Okay here goes blogging...
I have always struggled at writing. At least I don't like it very much. Maybe because I am a perfectionist in some ways and I want my writing to perfectly portray what I am thinking but it doesn't... I don't know. I just know that I prefer to tell my story through pictures so I'll let them do most of the talking.
We have been especially lucky this winter in Utah. The weather has been unusually warm and it hasn't snowed since Christmas. I am so glad I bought Chloe some winter boots to play in the snow... but in reality I am happy for the sunshine and warmth. I get the winter blues every year and it is something I work on to overcome so I will gladly accept the spring weather. We have already taken advantage of going to the park and on walks.
Tanner has started school full time and it is haaaaarrd. I knew it would be but I just didn't want to believe it. Tanner does manage well with working full time and going to school full time. He still makes time for his family and generally has a happy spirit about it all. I really should not be complaining. We just miss him a lot and can't wait for his graduation. Since he is gone a lot I am home full time with the kids and though I love it, I still need a break sometimes. I am grateful I live close to family so I can get my occasional break or I think I would be in bad shape.

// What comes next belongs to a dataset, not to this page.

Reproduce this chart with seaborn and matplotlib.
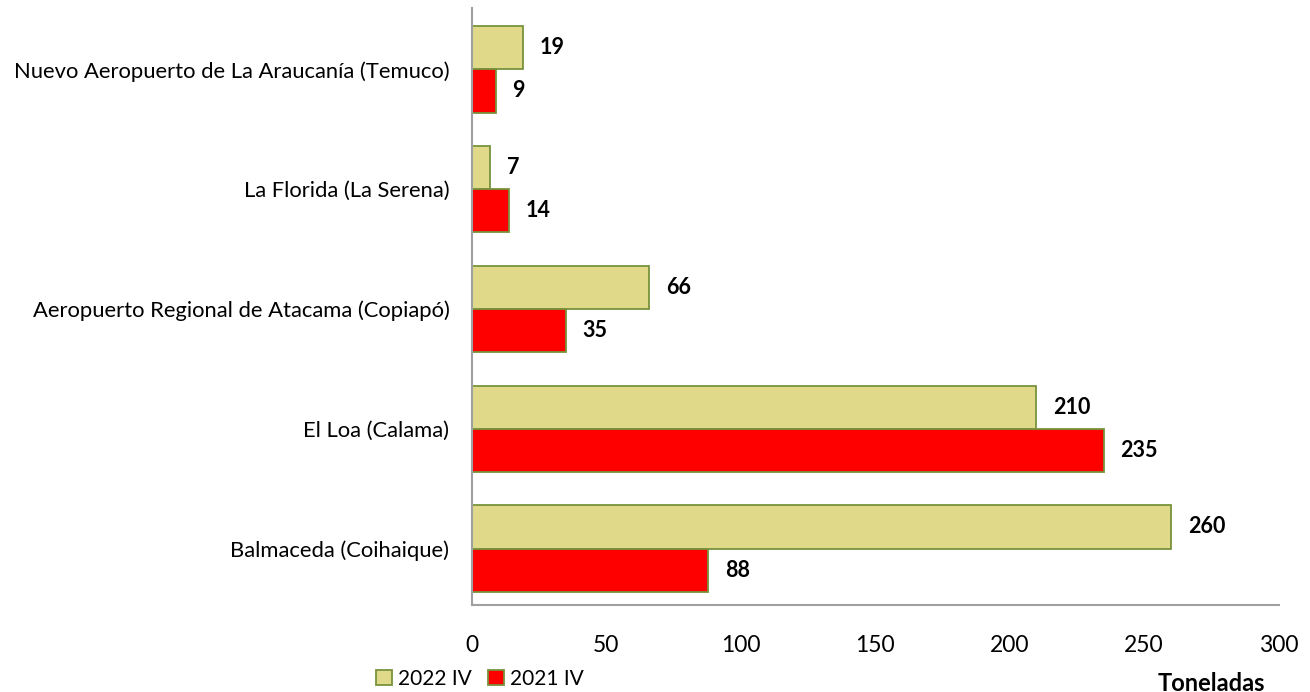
import matplotlib
matplotlib.use("Agg")
import matplotlib.pyplot as plt
import seaborn as sns
import pandas as pd

# airports, top to bottom
aeropuertos = [
    "Nuevo Aeropuerto de La Araucanía (Temuco)",
    "La Florida (La Serena)",
    "Aeropuerto Regional de Atacama (Copiapó)",
    "El Loa (Calama)",
    "Balmaceda (Coihaique)",
]
series = ["2022 IV", "2021 IV"]
t_2022 = [19, 7, 66, 210, 260]
t_2021 = [9, 14, 35, 235, 88]

df = pd.DataFrame({
    "aeropuerto": aeropuertos * 2,
    "periodo": [series[0]] * 5 + [series[1]] * 5,
    "toneladas": t_2022 + t_2021,
})

sns.set_style("white")
plt.rcParams["font.family"] = ["Lato", "DejaVu Sans"]
plt.rcParams["text.color"] = "black"
plt.rcParams["xtick.color"] = "black"
plt.rcParams["ytick.color"] = "black"

fig = plt.figure(figsize=(13.1, 6.92), dpi=100)
ax = fig.add_axes([0.360, 0.126, 0.616, 0.862])

sns.barplot(data=df, y="aeropuerto", x="toneladas", hue="periodo",
            hue_order=series, order=aeropuertos, orient="h",
            palette=["#E1D98A", "#FF0000"], width=0.72,
            edgecolor="#77933C", linewidth=1.3, saturation=1, ax=ax)

for cont in ax.containers:
    ax.bar_label(cont, padding=12, fontsize=15.5, fontweight="bold",
                 color="black")

ax.set_xlim(0, 300)
ax.set_ylim(4.47, -0.51)
ax.set_xticks(range(0, 301, 50))
ax.tick_params(axis="x", labelsize=16.5, length=0, pad=22, labelcolor="black")
ax.tick_params(axis="y", labelsize=15.8, length=0, pad=16, labelcolor="black")
ax.set_ylabel("")
ax.set_xlabel("")
for s in ["top", "right"]:
    ax.spines[s].set_visible(False)
for s in ["left", "bottom"]:
    ax.spines[s].set_color("#A0A0A0")
    ax.spines[s].set_linewidth(1.5)

ax.legend_.remove()
handles, labels = ax.get_legend_handles_labels()
fig.legend(handles, labels, loc="center left", bbox_to_anchor=(0.287, 0.019),
           ncol=2, frameon=False, fontsize=15, handlelength=0.75,
           handleheight=0.75, handletextpad=0.3, columnspacing=0.8,
           borderaxespad=0, borderpad=0, labelcolor="black")

fig.text(0.925, 0.013, "Toneladas", ha="center", va="center",
         fontsize=17, fontweight="bold", color="black")

fig.savefig("out.png", dpi=100)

We keep ourselves busy with visits to Grandma's house and play dates with Bradley. We also like to go to the Library and check out books. Chloe is starting to play more and more on her own without constant entertainment. She has the most amazing imagination and I love watching her play. William is growing up so fast and it is always fascinating to watch him explore this world.
I am trying to soak up this special time in my life the most I can.
When I feel like I am covered in peas, or poop, and so past the point of tired... I get side tracked a little and only want to fast forward time or run away. But then I rock William to sleep and he is sleeping in my arms so peacefully and I don't ever want to lay him down because I know I'll miss him til morning. And when Chloe says the cutest one liners that I just want to kiss her face because she is so cute. These moments... this is what people remember when they say the baby years were the best years. They remember the good moments. So that's what I'm doing... focusing on the good, the sweet, the precious, the little people in my house. Because they are little. Oh so little and perfect. And I am grateful to be their mommy.